Now you have a new baby, what should you and your baby eat?
It is very important to maintain a healthy diet when you are a new mother. It is hard work caring for a new baby and a healthy diet will help give you the energy that you need. Knowing the right things to eat will also help you make healthy choices for your baby when it is time to wean them.
Remember to include:
- At least five portions of fruit and vegetables every day.
- Protein-rich foods such as lean meat and chicken, fish, eggs and pulses.
- Fish twice a week, including some oily fish.
- Milk and dairy products such as yoghurt and cheese.
- Plenty of starchy foods such as bread, cereals, rice, pasta and potatoes. Choose whole grain options when possible.
You can now eat the foods that you were advised to avoid during pregnancy such as paté and some types of cheese.
If you are breastfeeding, here are some tips to keep you and your baby well1.
- Don’t try to lose weight. Breastfeeding uses up the fat stored during pregnancy, so it will help you lose weight and get your shape back naturally. Eating a healthy diet and being physically active will help too. Your healthcare provider can advise on postnatal exercises.
- Your appetite will increase as you need extra calories to meet the demands of breastfeeding.
- Make sure you eat regularly. Try having smaller meals and snacks throughout the day rather than three main meals.
- You are likely to feel very thirsty while you are breastfeeding. It’s a good idea to have a drink close by during a breastfeed. Try water, milk or fruit juice rather than tea or coffee. Avoid alcohol, especially before a feeding.
- You should continue to take a supplement containing vitamin D 10 mcg per day.
- Major brain and visual development and growth occurs in the first two years of life. Make sure your diet includes adequate levels of essential fatty acids, especially DHA omega-3 (docosahexaenoic acid). In fact, experts recommend that pregnant and nursing women should consume 100-200mg of DHA daily in addition to the 250 mg recommended omega-3 intake for adults. The best dietary source is oily fish, but foods fortified with DHA and DHA supplements are good too. If you stop breastfeeding your baby before your baby is one year old, choose weaning foods and follow-on formulae that will contain an adequate supply of DHA omega-3.

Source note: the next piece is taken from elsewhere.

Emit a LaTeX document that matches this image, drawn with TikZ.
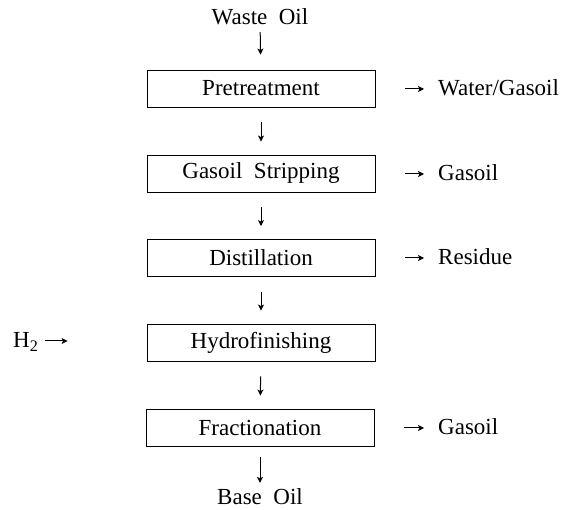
\documentclass[tikz,border=0pt]{standalone}
\usepackage{fontspec}
\setmainfont{Liberation Serif}
\usetikzlibrary{arrows.meta}
\begin{document}
\begin{tikzpicture}[x=1pt,y=-1pt,
  every node/.style={font=\fontsize{23}{26}\selectfont},
  stepbox/.style={draw,line width=0.9pt,minimum width=228pt,minimum height=37pt,inner sep=0pt},
  lbl/.style={inner sep=0pt,text height=14pt,text depth=0pt},
  arr/.style={line width=1pt,-{Stealth[length=6pt,width=6pt,inset=1.5pt]}}]
\useasboundingbox (0,0) rectangle (568,510);
\node[lbl] (waste) at (260,18) {Waste\ \ Oil};
\node[stepbox] (pre) at (261,88.5) {Pretreatment};
\node[stepbox] (gs) at (261,173.5) {Gasoil\ \ Stripping};
\node[stepbox] (dist) at (261,258) {Distillation};
\node[stepbox] (hyd) at (261,342.5) {Hydrofinishing};
\node[stepbox] (frac) at (260,427.5) {Fractionation};
\node[lbl] (base) at (260,497) {Base\ \ Oil};
\node[lbl,anchor=west] (wg) at (438,89) {Water/Gasoil};
\node[lbl,anchor=west] (g1) at (438,174) {Gasoil};
\node[lbl,anchor=west] (res) at (438,258) {Residue};
\node[lbl,anchor=west] (g2) at (438,428) {Gasoil};
\node[lbl,anchor=west] (h2) at (13,341) {H\textsubscript{2}};
\draw[arr,shorten <=7pt,shorten >=15pt] (waste) -- (pre);
\draw[arr,shorten <=15pt,shorten >=13pt] (pre) -- (gs);
\draw[arr,shorten <=15pt,shorten >=13pt] (gs) -- (dist);
\draw[arr,shorten <=15pt,shorten >=13pt] (dist) -- (hyd);
\draw[arr,shorten <=15pt,shorten >=13pt] (hyd) -- (frac);
\draw[arr,shorten <=11pt,shorten >=7pt] (frac) -- (base);
\draw[arr,shorten <=30pt,shorten >=14pt] (pre.east |- wg.west) -- (wg.west);
\draw[arr,shorten <=30pt,shorten >=14pt] (gs.east |- g1.west) -- (g1.west);
\draw[arr,shorten <=30pt,shorten >=14pt] (dist.east |- res.west) -- (res.west);
\draw[arr,shorten <=30pt,shorten >=14pt] (frac.east |- g2.west) -- (g2.west);
\draw[arr,shorten <=6pt,shorten >=79pt] (h2.east) -- (hyd.west |- h2.east);
\end{tikzpicture}
\end{document}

Breast milk is the ideal form of nutrition for newborns, but for mothers who are unable to breastfeed or prefer not to, there are a range of formulas available which act as a suitable alternative and satisfy the nutritional requirements of your baby.
If you are bottle-feeding, here is some information to help you get it right.
- When you bottle-feed your baby, you should ensure they have lots of skin contact so they can experience the same physical closeness that breastfed babies do. A good tip is to talk or sing to your baby while feeding, to strengthen the bond.
- There are two main types of infant milk; each has different ratios of two milk proteins: whey and casein. Those that are suitable for babies from birth contain more whey. The ratio of whey to casein in these milks is similar to breast milk, which makes it easier for babies to digest.
- If your baby does not seem content with the formula they are on, talk to your health visitor or GP.
1 University of Oxford Clinical School, Information Management Services Unit. (2001) Healthy post-natal care. Bandolier Extra. December 2001.
2 Simopoulos, AP. et al. (1999) Workshop on the essentiality of and recommended dietary intakes for omega 6 and omega 3 fatty acids. Journal of the American College of Nutrition. 18(5): 487-489.
3 Food and Agriculture Organization of the United Nations (1994) Fats and oils in human nutrition: report of a joint expert consultation. Available at: http://www.fao.org/docrep/V4700E/V4700E00.htm
4 Koletzko, B. et al. (2001) Longchain polyunsaturated fatty acids (LC-PUFA) and perinatal development. Acta Paediatrica. 90(4): 460-464.